▶ THE PROBLEM: Every line holding the string "this" should be gathered.

========================================================================

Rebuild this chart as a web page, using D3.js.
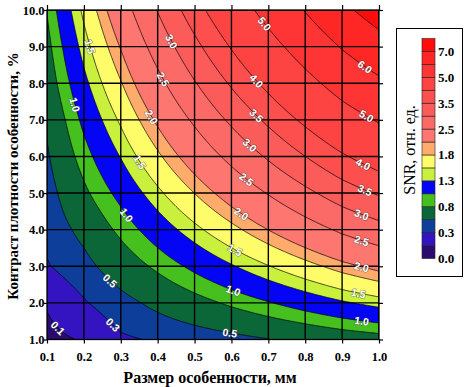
<!DOCTYPE html>
<html><head><meta charset="utf-8">
<script src="https://cdn.jsdelivr.net/npm/d3@7"></script>
<style>body{margin:0;background:#fff}svg{display:block}</style>
</head><body>
<svg id="chart" width="466" height="387"></svg>
<script>
// ---------- data ----------
const sizeVals = [0.1, 0.2, 0.3, 0.4, 0.5, 0.6, 0.7, 0.8, 0.9, 1.0];      // mm
const contrastVals = [1, 2, 3, 4, 5, 6, 7, 8, 9, 10];                     // %
// SNR, one row per contrast value (1 .. 10 %)
const snrC1  = [0.05, 0.115, 0.27, 0.32, 0.37, 0.425, 0.49, 0.556, 0.626, 0.685];
const snrC2  = [0.115, 0.281, 0.421, 0.562, 0.702, 0.843, 0.983, 1.124, 1.264, 1.384];
const snrC3  = [0.285, 0.425, 0.638, 0.850, 1.063, 1.275, 1.488, 1.700, 1.913, 2.094];
const snrC4  = [0.35, 0.572, 0.859, 1.145, 1.431, 1.717, 2.004, 2.290, 2.576, 2.820];
const snrC5  = [0.40, 0.747, 1.083, 1.443, 1.804, 2.165, 2.526, 2.887, 3.248, 3.555];
const snrC6  = [0.47, 0.905, 1.312, 1.749, 2.186, 2.624, 3.061, 3.498, 3.936, 4.308];
const snrC7  = [0.54, 1.064, 1.543, 2.058, 2.572, 3.087, 3.601, 4.115, 4.630, 5.068];
const snrC8  = [0.64, 1.228, 1.781, 2.374, 2.968, 3.562, 4.155, 4.749, 5.342, 5.848];
const snrC9  = [0.72, 1.393, 2.020, 2.693, 3.366, 4.040, 4.713, 5.386, 6.060, 6.633];
const snrC10 = [0.81, 1.562, 2.266, 3.021, 3.776, 4.531, 5.286, 6.042, 6.797, 7.44];
const snrRows = [snrC1, snrC2, snrC3, snrC4, snrC5, snrC6, snrC7, snrC8, snrC9, snrC10];

const levels = [0.1, 0.3, 0.5, 0.8, 1.0, 1.3, 1.5, 1.8, 2.0, 2.5, 3.0, 3.5, 4.0, 5.0, 6.0, 7.0];
const bandColors = ["#2b0c6e", "#3414c0", "#0d3f9a", "#0b6638", "#45c01f", "#0505f5",
  "#c8f03c", "#fffc6a", "#ffab6b", "#fd7670", "#fb6a66", "#fb5c5a", "#fd4f4e",
  "#fe4343", "#ff3535", "#ff2626", "#ff0d0d"];
const legendTicks = ["0.0", "0.3", "0.8", "1.3", "1.8", "2.5", "3.5", "5.0", "7.0"];
const xTickLabels = ["0.1","0.2","0.3","0.4","0.5","0.6","0.7","0.8","0.9","1.0"];
const yTickLabels = ["1.0","2.0","3.0","4.0","5.0","6.0","7.0","8.0","9.0","10.0"];
// contour labels: level and the feature size where the label sits
const labelLevels = [0.1, 0.3, 0.5, 1.0, 1.5, 2.0, 2.5, 3.0, 1.0, 1.5,
                     0.5, 1.0, 1.5, 2.0, 2.5, 3.0, 3.5, 4.0, 5.0,
                     1.0, 1.5, 2.0, 2.5, 3.0, 3.5, 4.0, 5.0, 6.0];
const labelSizes  = [0.13, 0.279, 0.271, 0.316, 0.352, 0.384, 0.415, 0.438, 0.176, 0.217,
                     0.596, 0.605, 0.61, 0.627, 0.641, 0.65, 0.668, 0.668, 0.69,
                     0.953, 0.944, 0.953, 0.953, 0.953, 0.962, 0.957, 0.966, 0.962];

const xTitle = "Размер особенности, мм";
const yTitle = "Контраст плотности особенности, %";
const legendTitle = "SNR, отн. ед.";

// ---------- layout ----------
const svg = d3.select("#chart");
const L = 47, R = 379, T = 10, B = 339.5;
const x = d3.scaleLinear().domain([0.1, 1.0]).range([L, R]);
const y = d3.scaleLinear().domain([1, 10]).range([B, T]);
const serif = "'Liberation Serif','Times New Roman',serif";

// bilinear lookup into the read grid (for drawing smooth contours)
function field(sx, cy) {
  const n = sizeVals.length, m = contrastVals.length;
  let fi = (sx - sizeVals[0]) / (sizeVals[1] - sizeVals[0]);
  let fj = (cy - contrastVals[0]) / (contrastVals[1] - contrastVals[0]);
  fi = Math.max(0, Math.min(n - 1, fi)); fj = Math.max(0, Math.min(m - 1, fj));
  const i0 = Math.min(n - 2, Math.floor(fi)), j0 = Math.min(m - 2, Math.floor(fj));
  const t = fi - i0, u = fj - j0;
  return (1-t)*(1-u)*snrRows[j0][i0] + t*(1-u)*snrRows[j0][i0+1] +
         (1-t)*u*snrRows[j0+1][i0] + t*u*snrRows[j0+1][i0+1];
}

const nx = 300, ny = 300;
const x0 = sizeVals[0], x1 = sizeVals[sizeVals.length-1];
const y0 = contrastVals[0], y1 = contrastVals[contrastVals.length-1];
const values = new Float64Array(nx * ny);
for (let j = 0; j < ny; j++) for (let i = 0; i < nx; i++) {
  values[j*nx + i] = field(x0 + (i + 0.5) * (x1 - x0) / nx, y1 - (j + 0.5) * (y1 - y0) / ny);
}
const contours = d3.contours().size([nx, ny]).thresholds(levels)(values);
const proj = d3.geoTransform({ point: function(cx, cy) {
  this.stream.point(x(x0 + cx * (x1 - x0) / nx), y(y1 - cy * (y1 - y0) / ny));
}});
const path = d3.geoPath(proj);

svg.append("defs").append("clipPath").attr("id", "plotclip")
  .append("rect").attr("x", L).attr("y", T).attr("width", R - L).attr("height", B - T);

const plot = svg.append("g").attr("clip-path", "url(#plotclip)");
plot.append("rect").attr("x", L).attr("y", T).attr("width", R - L).attr("height", B - T)
  .attr("fill", bandColors[0]);
plot.selectAll("path.fill").data(contours).join("path").attr("class", "fill")
  .attr("d", path).attr("fill", (d, i) => bandColors[i + 1]);
plot.selectAll("path.line").data(contours).join("path").attr("class", "line")
  .attr("d", path).attr("fill", "none").attr("stroke", "#000").attr("stroke-width", 0.8)
  .attr("stroke-opacity", 0.9);

// grid lines
plot.selectAll("line.gx").data(sizeVals.slice(1, -1)).join("line")
  .attr("x1", d => x(d)).attr("x2", d => x(d)).attr("y1", T).attr("y2", B)
  .attr("stroke", "#000").attr("stroke-width", 1.4);
plot.selectAll("line.gy").data(contrastVals.slice(1, -1)).join("line")
  .attr("y1", d => y(d)).attr("y2", d => y(d)).attr("x1", L).attr("x2", R)
  .attr("stroke", "#000").attr("stroke-width", 1.4);

// contour labels
const labels = plot.append("g");
labelLevels.forEach((lev, k) => {
  const sx = labelSizes[k];
  let lo = y0, hi = y1;
  for (let it = 0; it < 50; it++) {
    const mid = (lo + hi) / 2;
    if (field(sx, mid) < lev) lo = mid; else hi = mid;
  }
  const cy = (lo + hi) / 2;
  const h = 0.004, hy = 0.04;
  const gx = (field(sx + h, cy) - field(sx - h, cy)) / (x(sx + h) - x(sx - h));
  const gy = (field(sx, cy + hy) - field(sx, cy - hy)) / (y(cy + hy) - y(cy - hy));
  let ang = Math.atan2(gx, -gy) * 180 / Math.PI;
  if (ang > 90) ang -= 180; if (ang < -90) ang += 180;
  labels.append("text")
    .attr("transform", `translate(${x(sx)},${y(cy)}) rotate(${ang})`)
    .attr("text-anchor", "middle").attr("dominant-baseline", "central")
    .attr("font-family", "'Liberation Sans',Arial,sans-serif").attr("font-weight", "bold")
    .attr("font-size", 10.5).attr("fill", "#fff")
    .attr("stroke", "rgba(60,60,60,0.55)").attr("stroke-width", 1.2).attr("paint-order", "stroke")
    .text(d3.format(".1f")(lev));
});

// frame
svg.append("rect").attr("x", L).attr("y", T).attr("width", R - L).attr("height", B - T)
  .attr("fill", "none").attr("stroke", "#000").attr("stroke-width", 1.3);

// axes
const fontAxis = g => g.selectAll("text").attr("font-family", serif).attr("font-weight", "bold")
  .attr("font-size", 12.5).attr("fill", "#000");
const xb = svg.append("g").attr("transform", `translate(0,${B})`)
  .call(d3.axisBottom(x).tickValues(sizeVals).tickSize(4).tickPadding(8.5)
    .tickFormat((d, i) => xTickLabels[i]));
xb.call(fontAxis);
const yl = svg.append("g").attr("transform", `translate(${L},0)`)
  .call(d3.axisLeft(y).tickValues(contrastVals).tickSize(3).tickPadding(-0.5)
    .tickFormat((d, i) => yTickLabels[i]));
yl.call(fontAxis);
svg.append("g").attr("transform", `translate(0,${T})`)
  .call(d3.axisTop(x).tickValues(sizeVals).tickSize(5).tickFormat(""));
svg.append("g").attr("transform", `translate(${R},0)`)
  .call(d3.axisRight(y).tickValues(contrastVals).tickSize(4).tickFormat(""));
svg.selectAll(".domain").remove();
svg.selectAll(".tick line").attr("stroke", "#000").attr("stroke-width", 1.2);

// axis titles
svg.append("text").attr("x", 210).attr("y", 383).attr("text-anchor", "middle")
  .attr("font-family", serif).attr("font-weight", "bold").attr("font-size", 16).text(xTitle);
svg.append("text").attr("transform", "translate(17.5,176) rotate(-90)").attr("text-anchor", "middle")
  .attr("font-family", serif).attr("font-weight", "bold").attr("font-size", 15).text(yTitle);

// legend
const lg = svg.append("g");
lg.append("rect").attr("x", 396.5).attr("y", 28.5).attr("width", 66).attr("height", 248)
  .attr("fill", "#fff").attr("stroke", "#000").attr("stroke-width", 1);
const ly = d3.scaleLinear().domain([0, bandColors.length]).range([258.5, 38.5]);
lg.selectAll("rect.sw").data(bandColors).join("rect").attr("class", "sw")
  .attr("x", 422).attr("width", 13)
  .attr("y", (d, i) => ly(i + 1)).attr("height", (d, i) => ly(i) - ly(i + 1))
  .attr("fill", d => d).attr("stroke", "#222").attr("stroke-width", 0.6);
lg.selectAll("text.lt").data(legendTicks).join("text").attr("class", "lt")
  .attr("x", 438).attr("y", (d, i) => ly(i * 2)).attr("dominant-baseline", "central")
  .attr("font-family", serif).attr("font-weight", "bold").attr("font-size", 13).text(d => d);
lg.append("text").attr("transform", "translate(415,150) rotate(-90)").attr("text-anchor", "middle")
  .attr("font-family", serif).attr("font-size", 16).text(legendTitle);
</script>
</body></html>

========================================================================

▶ RESPONSE TO THE EXERCISE:
Rebuild this chart as a web page, using D3.js.
  this.stream.point(x(x0 + cx * (x1 - x0) / nx), y(y1 - cy * (y1 - y0) / ny));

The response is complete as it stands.